Exercise description
Without including any pictures, write out the listing below exactly.

Stored data

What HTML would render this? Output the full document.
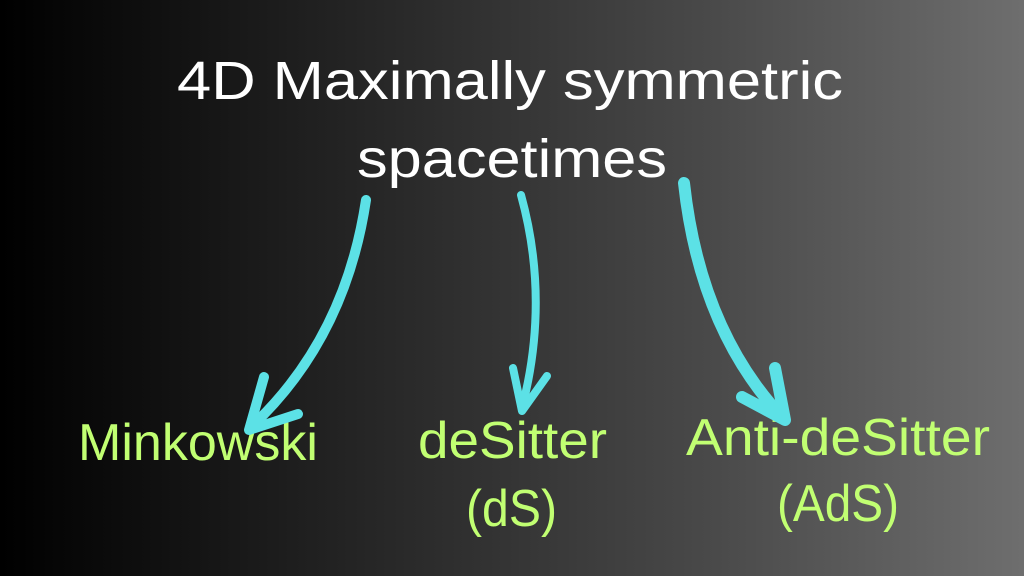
<!DOCTYPE html>
<html><head><style>
html,body{margin:0;padding:0}
body{width:1024px;height:576px;overflow:hidden;background:linear-gradient(to right,#000 0%,#2a2a2a 40%,#4a4a4a 70%,#6e6e6e 100%)}
</style></head><body>
<svg width="1024" height="576" viewBox="0 0 1024 576" xmlns="http://www.w3.org/2000/svg" style="position:absolute;left:0;top:0">
<g font-family="Liberation Sans, sans-serif" fill="#fff" font-size="54">
<text x="177" y="99" textLength="666" lengthAdjust="spacingAndGlyphs">4D Maximally symmetric</text>
<text x="357" y="177" textLength="310" lengthAdjust="spacingAndGlyphs">spacetimes</text>
</g>
<g font-family="Liberation Sans, sans-serif" fill="#c1ff72" font-size="52">
<text x="78" y="460" textLength="240" lengthAdjust="spacingAndGlyphs">Minkowski</text>
<text x="418" y="458" textLength="189" lengthAdjust="spacingAndGlyphs">deSitter</text>
<text x="466" y="526" textLength="91" lengthAdjust="spacingAndGlyphs">(dS)</text>
<text x="686" y="455" textLength="304" lengthAdjust="spacingAndGlyphs">Anti-deSitter</text>
<text x="777" y="521" textLength="122" lengthAdjust="spacingAndGlyphs">(AdS)</text>
</g>
<g fill="none" stroke="#5ce1e6" stroke-linecap="round" stroke-linejoin="round">
<path d="M366 200 Q345 340 250 428" stroke-width="10"/>
<path d="M264 377 L249 430 L298 414" stroke-width="10"/>
<path d="M521 195 Q550 300 522 408" stroke-width="8"/>
<path d="M513 368 L522 411 L547 376" stroke-width="8"/>
<path d="M684 183 Q700 330 783 418" stroke-width="12"/>
<path d="M775 368 L785 420 L742 397" stroke-width="12"/>
</g>
</svg>
</body></html>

Full output
What HTML would render this? Output the full document.
<!DOCTYPE html>
<html><head><style>
html,body{margin:0;padding:0}
body{width:1024px;height:576px;overflow:hidden;background:linear-gradient(to right,#000 0%,#2a2a2a 40%,#4a4a4a 70%,#6e6e6e 100%)}
</style></head><body>
<svg width="1024" height="576" viewBox="0 0 1024 576" xmlns="http://www.w3.org/2000/svg" style="position:absolute;left:0;top:0">
<g font-family="Liberation Sans, sans-serif" fill="#fff" font-size="54">
<text x="177" y="99" textLength="666" lengthAdjust="spacingAndGlyphs">4D Maximally symmetric</text>
<text x="357" y="177" textLength="310" lengthAdjust="spacingAndGlyphs">spacetimes</text>
</g>
<g font-family="Liberation Sans, sans-serif" fill="#c1ff72" font-size="52">
<text x="78" y="460" textLength="240" lengthAdjust="spacingAndGlyphs">Minkowski</text>
<text x="418" y="458" textLength="189" lengthAdjust="spacingAndGlyphs">deSitter</text>
<text x="466" y="526" textLength="91" lengthAdjust="spacingAndGlyphs">(dS)</text>
<text x="686" y="455" textLength="304" lengthAdjust="spacingAndGlyphs">Anti-deSitter</text>
<text x="777" y="521" textLength="122" lengthAdjust="spacingAndGlyphs">(AdS)</text>
</g>
<g fill="none" stroke="#5ce1e6" stroke-linecap="round" stroke-linejoin="round">
<path d="M366 200 Q345 340 250 428" stroke-width="10"/>
<path d="M264 377 L249 430 L298 414" stroke-width="10"/>
<path d="M521 195 Q550 300 522 408" stroke-width="8"/>
<path d="M513 368 L522 411 L547 376" stroke-width="8"/>
<path d="M684 183 Q700 330 783 418" stroke-width="12"/>
<path d="M775 368 L785 420 L742 397" stroke-width="12"/>
</g>
</svg>
</body></html>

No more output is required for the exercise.